I wonder if FPGA-based NIC devices such as http://www.cs.rice.edu/CS/Architecture/ricenic/index.html could be used to implement detailed instrumentation without incurring slowdown (since instrumentation such as filtering can be done in parallel in hardware).

#4 posted on Apr 03 2008, 15:26 in collection CMU 15-744: Computer Networks -- Spring 08
This paper was fun to read, especially the section on misconception. It's important to check one's assumptions when performing measurements, especially with all the layering, caching, and indirection that networks imply. The reproducable analysis section also brings up a point that applies to almost any evaluation (not just in networks).

#5 posted on Apr 03 2008, 15:26 in collection CMU 15-744: Computer Networks -- Spring 08
This paper lists almost every single point which is important and difficult in measuring network data. However, even though he states a problem without missing any important points, the solutions given for each problem are not in detail. (They seem correct and visionary though.)

#6 posted on Apr 03 2008, 15:57 in collection CMU 15-744: Computer Networks -- Spring 08
I rather enjoyed this paper; it is well-written and exposes quite a few "gotchas" in network measurement studies. When using a custom implementation (either in simulation or in real use), I think it is especially important to have transparency and test it thorougly to ensure that it does what you think it does. A simple software bug that silently lies undetected can produce plausible-looking but completely unsound data!

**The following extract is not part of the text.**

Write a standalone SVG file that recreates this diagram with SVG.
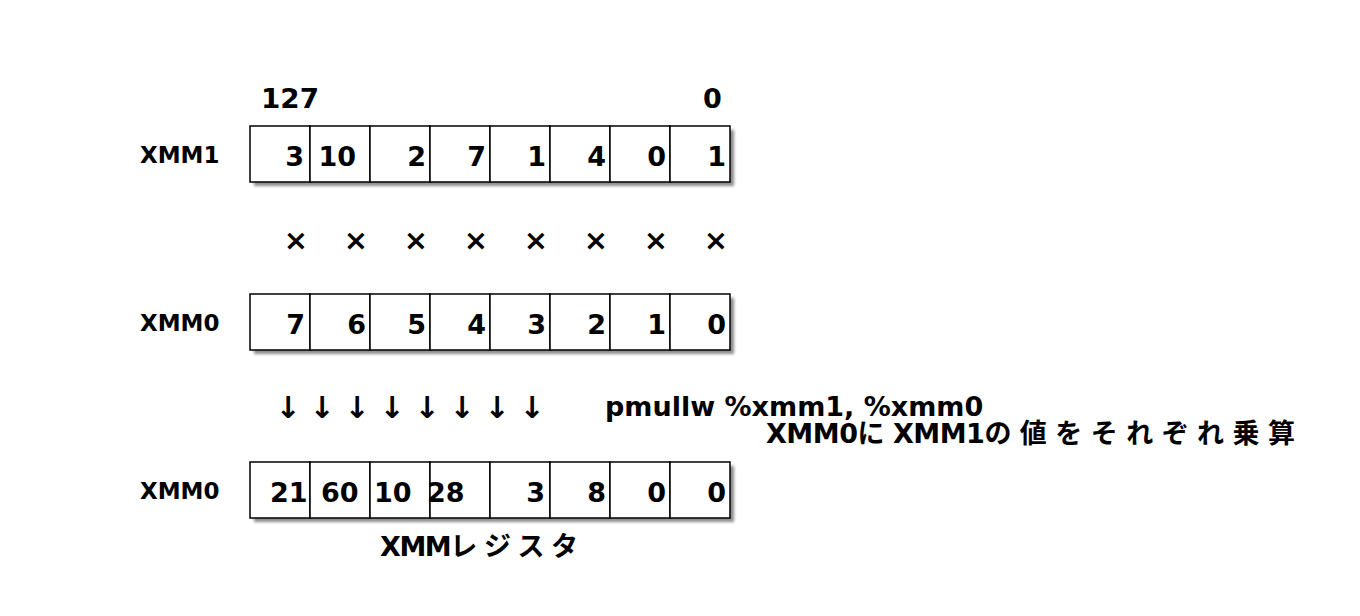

#7 posted on Apr 03 2008, 16:14 in collection CMU 15-744: Computer Networks -- Spring 08
Like many people said, this paper is useful not only for Internet measurement but also for all fields of research that needs data analysis. When I read the paper, without noticing the year it was published, I though that this was one of classical papers in the area. the fact that this was a paper published in 2004 also surprises me. One interesting point that I've learned is, from section 3. Dealing with Large Volumes of Data, that sometimes "too good" data could be not useful as well.

#8 posted on Apr 03 2008, 16:19 in collection CMU 15-744: Computer Networks -- Spring 08
This was a very nicely written and interesting paper. Although the presented measurement strategies are given in the context of network-related experiments, the same guidelines apply to a variety of other research areas. It also made me think about many of the previous papers we read from a different perspective. For example, after reading about the "vantage point" problem it makes much more sense why the authors of the “DNS Caching” paper used two completely different trace-datasets (one from MIT in Boston and one from KAIST in Korea). Moreover the abundant use of real examples makes the differentiation among the various common measurement mistakes much clearer. In particular I liked the explanation of the distinction between the notions of precision and accuracy.

#9 posted on Apr 03 2008, 21:22 in collection CMU 15-744: Computer Networks -- Spring 08
This is a paper with ZERO mathematical equation. I think it is more like a collection of suggestions and tips. I don't have much experience with real network measurement. But I think I learn a lot from this paper.

I was a kind of surprised by the statement in the paper that, "large datasets almost never have statistically exact descriptions". I am not sure about this since I saw too many distributions gathered from very large dataset.